Par ailleurs, l’Armée Nationale a participé, avec honneur et compétence, depuis les années 60 aux missions de maintien de la paix dans le monde, sous l’égide de l’ONU: Congo, Cambodge, Somalie, Rwanda, Burundi, Iles Comores, Sahara Occidentale, Afrique du Sud, Haïti.

Pendant de longues années, le soleil ne se couchait pas sur le drapeau national, élevé haut parmi les nations.

Aussi, à l’occasion de la guerre d’octobre 1973 au Moyen-Orient, l’Armée a participé avec un contingent important aux côtés des forces égyptiennes, au Sinaï.

Le comportement, la discipline et le professionnalisme de nos militaires ont forcé le respect et la considération du Commandement et de l’Armée égyptienne. Le drapeau national du contingent a été décoré de la plus haute médaille d’Egypte.

Monsieur le chef du gouvernement, c’était là un bref aperçu des activités et missions réalisées par l’Armée. Certaines autres activités, bien que fondamentales et non moins importantes n’ont pas été abordées afin de nous en tenir aux missions proprement militaires. Elles concernent notamment la contribution à l’effort de développement national, à la protection de l’environnement, à la lutte contre les incendies de forêts, aux secours de la population pendant les calamités naturelles, notamment les inondations … Toutes ces missions étaient remplies avec autant d’enthousiasme, dévouement et efficacité.

Dans cette épopée, sans répit depuis l’indépendance du pays, il y a une constante fondamentale: l’Homme, notamment la jeunesse. Cette jeunesse est la force principale de notre Armée. Intelligente, dévouée, patriote, elle a toujours été aux rendez-vous pour relever avec honneur les défis, dans la tradition de ses aînés. Bien motivée, elle est capable de miracles. Pendant les années difficiles des débuts de l’indépendance, le soldat appelé du contingent était maintenu jusqu’à deux ans au-delà de la durée légale d’un an, presque sans salaire et sans congés. Mais son moral était toujours intact. Dans les missions de maintien de la paix à travers le monde, il apprenait en quelques jours à communiquer avec les habitants locaux, dans leur langue, pour mieux les aider, avec modestie.

Les étapes de l’histoire militaire de notre pays se succèdent, mais chacune d’elles découle de celle qui la précède. Elles méritent d’être étudiées et approfondies en ménageant une place digne à nos Chouhadas militaires, pour l’édification de la jeunesse et le Souvenir de la Nation.

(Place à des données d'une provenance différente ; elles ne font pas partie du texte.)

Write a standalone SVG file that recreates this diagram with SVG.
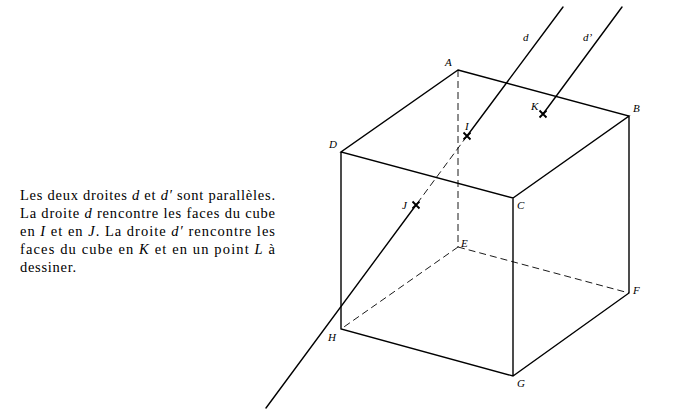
<svg xmlns="http://www.w3.org/2000/svg" width="682" height="415" viewBox="0 0 682 415">
<style>
.e{stroke:#000;stroke-width:1.4;fill:none;stroke-linecap:round}
.m{stroke:#000;stroke-width:1.900;fill:none}
.h{stroke:#000;stroke-width:.9;fill:none;stroke-dasharray:7 4}
.l{font-family:"Liberation Serif",serif;font-size:11px;font-style:italic;fill:#000}
.t{font-family:"Liberation Serif",serif;font-size:14.500px;fill:#000}
.t tspan{font-style:italic}
</style>
<rect width="682" height="415" fill="#fff"/>
<g id="connectors">
<path class="e" d="M458 70L629 116L513 198L341 152ZM341 152V329L513 376L629 293V116M513 198V376"/>
<path class="h" d="M458 70V247M458 247L629 293M458 247L341 329"/>
<path class="e" d="M563 7L467 136M416 205L266 408M622 7L543 114"/>
<path class="h" d="M467 136L416 205"/>
<path class="m" d="M463.500 132.500l7 7m0-7l-7 7M412.500 201.500l7 7m0-7l-7 7M539.500 110.500l7 7m0-7l-7 7"/>
</g>
<g id="node-A"><text class="l" x="445" y="66">A</text></g>
<g id="node-B"><text class="l" x="633" y="112">B</text></g>
<g id="node-C"><text class="l" x="517" y="209">C</text></g>
<g id="node-D"><text class="l" x="329" y="148">D</text></g>
<g id="node-E"><text class="l" x="461" y="247">E</text></g>
<g id="node-F"><text class="l" x="633" y="294">F</text></g>
<g id="node-G"><text class="l" x="517" y="387">G</text></g>
<g id="node-H"><text class="l" x="328" y="341">H</text></g>
<g id="node-I"><text class="l" x="465" y="130">I</text></g>
<g id="node-J"><text class="l" x="402" y="209">J</text></g>
<g id="node-K"><text class="l" x="531" y="110">K</text></g>
<g id="line-d"><text class="l" x="523" y="41">d</text></g>
<g id="line-d-prime"><text class="l" x="583" y="41">d’</text></g>
<g id="caption">
<text class="t" x="20" y="200" textLength="255" lengthAdjust="spacing">Les deux droites <tspan>d</tspan> et <tspan>d′</tspan> sont parallèles.</text>
<text class="t" x="20" y="218" textLength="255" lengthAdjust="spacing">La droite <tspan>d</tspan> rencontre les faces du cube</text>
<text class="t" x="20" y="236" textLength="255" lengthAdjust="spacing">en <tspan>I</tspan> et en <tspan>J</tspan>. La droite <tspan>d′</tspan> rencontre les</text>
<text class="t" x="20" y="254" textLength="255" lengthAdjust="spacing">faces du cube en <tspan>K</tspan> et en un point <tspan>L</tspan> à</text>
<text class="t" x="20" y="272" textLength="56">dessiner.</text>
</g>
</svg>
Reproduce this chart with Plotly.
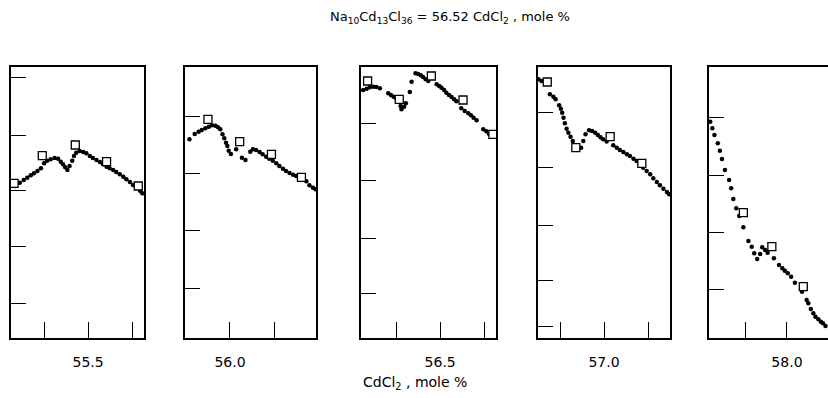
import plotly.graph_objects as go

# ---------------- data (x: CdCl2 mole %, y: arbitrary units, 1 unit = 1 division) ----------------
p1_dot_x = [55.335, 55.345, 55.354, 55.362, 55.370, 55.377, 55.385, 55.393, 55.400, 55.407,
            55.415, 55.424, 55.432, 55.438, 55.443, 55.448, 55.453, 55.458, 55.464, 55.468,
            55.473, 55.481, 55.489, 55.496, 55.504, 55.511, 55.519, 55.527, 55.534, 55.542,
            55.549, 55.557, 55.564, 55.572, 55.580, 55.587, 55.595, 55.602, 55.610, 55.618, 55.623]
p1_dot_y = [2.690, 2.749, 2.796, 2.837, 2.880, 2.915, 2.956, 3.004, 3.092, 3.138,
            3.163, 3.186, 3.173, 3.120, 3.074, 3.021, 2.973, 3.044, 3.138, 3.221,
            3.280, 3.310, 3.292, 3.269, 3.221, 3.186, 3.150, 3.115, 3.074, 3.032,
            3.004, 2.973, 2.938, 2.897, 2.855, 2.809, 2.761, 2.708, 2.660, 2.607, 2.561]
p1_sq_x = [55.332, 55.396, 55.471, 55.542, 55.614]
p1_sq_y = [2.738, 3.227, 3.416, 3.120, 2.690]

p2_dot_x = [55.908, 55.920, 55.929, 55.936, 55.944, 55.952, 55.959, 55.967, 55.973, 55.978,
            55.983, 55.987, 55.991, 55.994, 55.997, 56.002, 56.014, 56.027, 56.035, 56.046,
            56.052, 56.059, 56.067, 56.074, 56.082, 56.089, 56.097, 56.105, 56.112, 56.120,
            56.127, 56.135, 56.143, 56.150, 56.158, 56.165, 56.173, 56.180, 56.188, 56.194]
p2_dot_y = [3.517, 3.611, 3.651, 3.681, 3.712, 3.740, 3.765, 3.758, 3.729, 3.694,
            3.605, 3.535, 3.457, 3.398, 3.315, 3.257, 3.340, 3.191, 3.150, 3.297,
            3.340, 3.327, 3.292, 3.251, 3.209, 3.173, 3.138, 3.092, 3.044, 2.996,
            2.956, 2.920, 2.890, 2.867, 2.850, 2.827, 2.773, 2.703, 2.660, 2.632]
p2_sq_x = [55.950, 56.022, 56.094, 56.162]
p2_sq_y = [3.871, 3.474, 3.251, 2.844]

p3_dot_x = [56.325, 56.333, 56.340, 56.348, 56.355, 56.363, 56.382, 56.388, 56.394, 56.400,
            56.410, 56.412, 56.418, 56.422, 56.431, 56.435, 56.444, 56.450, 56.456, 56.461,
            56.467, 56.473, 56.492, 56.498, 56.503, 56.509, 56.514, 56.520, 56.526, 56.532,
            56.537, 56.548, 56.556, 56.564, 56.570, 56.576, 56.583, 56.598, 56.605, 56.611]
p3_dot_y = [4.389, 4.412, 4.437, 4.448, 4.442, 4.419, 4.331, 4.301, 4.271, 4.242,
            4.106, 4.048, 4.094, 4.154, 4.354, 4.536, 4.685, 4.673, 4.650, 4.619,
            4.579, 4.549, 4.490, 4.460, 4.430, 4.389, 4.342, 4.301, 4.265, 4.225,
            4.189, 4.065, 4.018, 3.977, 3.942, 3.899, 3.853, 3.694, 3.658, 3.616]
p3_sq_x = [56.335, 56.407, 56.480, 56.552, 56.620]
p3_sq_y = [4.549, 4.225, 4.637, 4.212, 3.605]

p4_dot_x = [56.851, 56.858, 56.877, 56.885, 56.890, 56.898, 56.902, 56.905, 56.908, 56.911,
            56.915, 56.919, 56.924, 56.929, 56.933, 56.948, 56.953, 56.958, 56.966, 56.973,
            56.980, 56.986, 56.992, 56.998, 57.006, 57.021, 57.029, 57.036, 57.044, 57.052,
            57.059, 57.067, 57.074, 57.089, 57.097, 57.105, 57.112, 57.120, 57.127, 57.135,
            57.143, 57.148]
p4_dot_y = [4.579, 4.549, 4.313, 4.271, 4.225, 4.119, 4.058, 3.988, 3.899, 3.800,
            3.704, 3.634, 3.563, 3.487, 3.411, 3.368, 3.487, 3.605, 3.676, 3.664,
            3.634, 3.593, 3.552, 3.517, 3.478, 3.411, 3.368, 3.327, 3.292, 3.251,
            3.221, 3.173, 3.133, 3.014, 2.956, 2.897, 2.827, 2.761, 2.703, 2.642,
            2.584, 2.543]
p4_sq_x = [56.871, 56.936, 57.014, 57.086]
p4_sq_y = [4.531, 3.368, 3.563, 3.092]

p5_dot_x = [57.817, 57.822, 57.827, 57.835, 57.840, 57.845, 57.852, 57.862, 57.867, 57.872,
            57.879, 57.886, 57.896, 57.908, 57.916, 57.922, 57.929, 57.936, 57.941, 57.948,
            57.954, 57.969, 57.981, 57.989, 57.995, 58.002, 58.010, 58.019, 58.036, 58.047,
            58.051, 58.057, 58.063, 58.068, 58.075, 58.081, 58.086, 58.092]
p5_dot_y = [3.828, 3.712, 3.593, 3.446, 3.315, 3.168, 2.973, 2.796, 2.650, 2.460,
            2.296, 2.159, 1.959, 1.717, 1.616, 1.499, 1.398, 1.487, 1.605, 1.558,
            1.510, 1.411, 1.292, 1.234, 1.191, 1.145, 1.085, 0.979, 0.819, 0.673,
            0.614, 0.513, 0.437, 0.377, 0.331, 0.288, 0.260, 0.212]
p5_sq_x = [57.896, 57.964, 58.039]
p5_sq_y = [2.218, 1.616, 0.908]

# tick values / labels
x_label_vals = [[55.5], [56.0], [56.5], [57.0], [58.0]]
x_label_text = [["55.5"], ["56.0"], ["56.5"], ["57.0"], ["58.0"]]
x_minor_vals = [[55.4, 55.6], [56.1], [56.4, 56.6], [56.9, 57.1], [57.9]]
y_tickvals = [[0.602, 1.611, 2.602, 3.593, 4.602],
              [0.885, 1.894, 2.903, 3.912],
              [0.779, 1.770, 2.779, 3.788],
              [0.195, 1.009, 2.000, 3.009, 4.000],
              [0.867, 1.876, 2.885, 3.894]]

title_text = "Na<sub>10</sub>Cd<sub>13</sub>Cl<sub>36</sub> = 56.52 CdCl<sub>2</sub> , mole %"
xaxis_title = "CdCl<sub>2</sub> , mole %"

# ---------------- layout config ----------------
W, H = 828, 398
x_ranges = [[55.325, 55.627], [55.898, 56.195], [56.320, 56.627], [56.850, 57.150], [57.814, 58.098]]
x_px = [[11, 144], [185, 316], [361, 496], [538, 670], [709, 828]]
y_px = [67, 338]
y_range = [0, (y_px[1] - y_px[0]) / 56.5]

dots = [(p1_dot_x, p1_dot_y), (p2_dot_x, p2_dot_y), (p3_dot_x, p3_dot_y),
        (p4_dot_x, p4_dot_y), (p5_dot_x, p5_dot_y)]
squares = [(p1_sq_x, p1_sq_y), (p2_sq_x, p2_sq_y), (p3_sq_x, p3_sq_y),
           (p4_sq_x, p4_sq_y), (p5_sq_x, p5_sq_y)]

FONT = "DejaVu Sans"
fig = go.Figure()
for i in range(5):
    sfx = "" if i == 0 else str(i + 1)
    fig.add_trace(go.Scatter(x=dots[i][0], y=dots[i][1], mode="markers",
                             marker=dict(color="black", size=4.5, symbol="circle"),
                             xaxis="x" + sfx, yaxis="y" + sfx, showlegend=False))
    fig.add_trace(go.Scatter(x=squares[i][0], y=squares[i][1], mode="markers",
                             marker=dict(color="white", size=8, symbol="square",
                                         line=dict(color="black", width=1.3)),
                             xaxis="x" + sfx, yaxis="y" + sfx, showlegend=False))
    last = (i == 4)
    fig.layout["xaxis" + sfx] = dict(
        domain=[x_px[i][0] / W, x_px[i][1] / W], range=x_ranges[i], anchor="y" + sfx,
        showgrid=False, zeroline=False, showline=True, linecolor="black", linewidth=1.5,
        mirror=True, ticks="inside", ticklen=16, tickwidth=1, tickcolor="black",
        tickvals=x_label_vals[i], ticktext=x_label_text[i], ticklabelstandoff=10,
        tickfont=dict(family=FONT, size=14, color="black"),
        minor=dict(tickvals=x_minor_vals[i], ticks="inside", ticklen=16, tickwidth=1,
                   tickcolor="black", showgrid=False))
    fig.layout["yaxis" + sfx] = dict(
        domain=[1 - y_px[1] / H, 1 - y_px[0] / H], range=y_range, anchor="x" + sfx,
        showgrid=False, zeroline=False, showline=True, linecolor="black", linewidth=1.5,
        mirror=(not last), ticks="inside", ticklen=15, tickwidth=1, tickcolor="black",
        tickvals=y_tickvals[i], showticklabels=False)

fig.add_annotation(text=title_text, x=450 / W, y=1 - 18 / H, xref="paper", yref="paper",
                   showarrow=False, xanchor="center", yanchor="middle",
                   font=dict(family=FONT, size=13, color="black"))
fig.add_annotation(text=xaxis_title, x=415 / W, y=1 - 383 / H, xref="paper", yref="paper",
                   showarrow=False, xanchor="center", yanchor="middle",
                   font=dict(family=FONT, size=14, color="black"))

fig.update_layout(width=W, height=H, margin=dict(l=0, r=0, t=0, b=0),
                  paper_bgcolor="white", plot_bgcolor="white")
fig.write_html("out.html")
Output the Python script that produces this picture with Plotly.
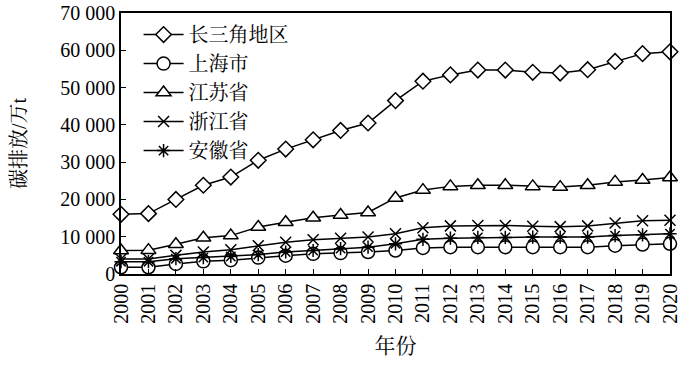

Chaque étape a ses propres données, ses circonstances, SA POLITIQUE.

C’est toujours le Politique qui conditionne le Militaire et son action.

Ainsi, Monsieur le chef du gouvernement, l’Armée était bien loin de se consacrer aux défilés. Elle était constamment occupée, avec des moyens humains et matériels toujours insuffisants, à défendre le Pays et à contribuer à sa sécurité et son développement.

CES MISSIONS ETAIENT REMPLIES AVEC HONNEUR, EFFICACITE ET REUSSITE.

En vous souhaitant plein succès dans vos hautes charges, je vous prie de croire, Monsieur le chef du gouvernement, à ma grande considération et mon profond respect.

Gloire à notre Armée Nationale – Vive la Tunisie Eternelle.

Mohamed El Hédi BEN HASSINE
 Général de Corps d’Armée (à la retraite)
 Ancien Directeur Général de la Sécurité Militaire (1988-1990)
 Ancien Chef d’Etat Major de l’Armée de Terre (1990-2001)
 Ancien Directeur Général de la Sûreté Nationale (2002-2005)
 Commandant les troupes tunisiennes à la guerre de 73 en Egypte (Sinaï).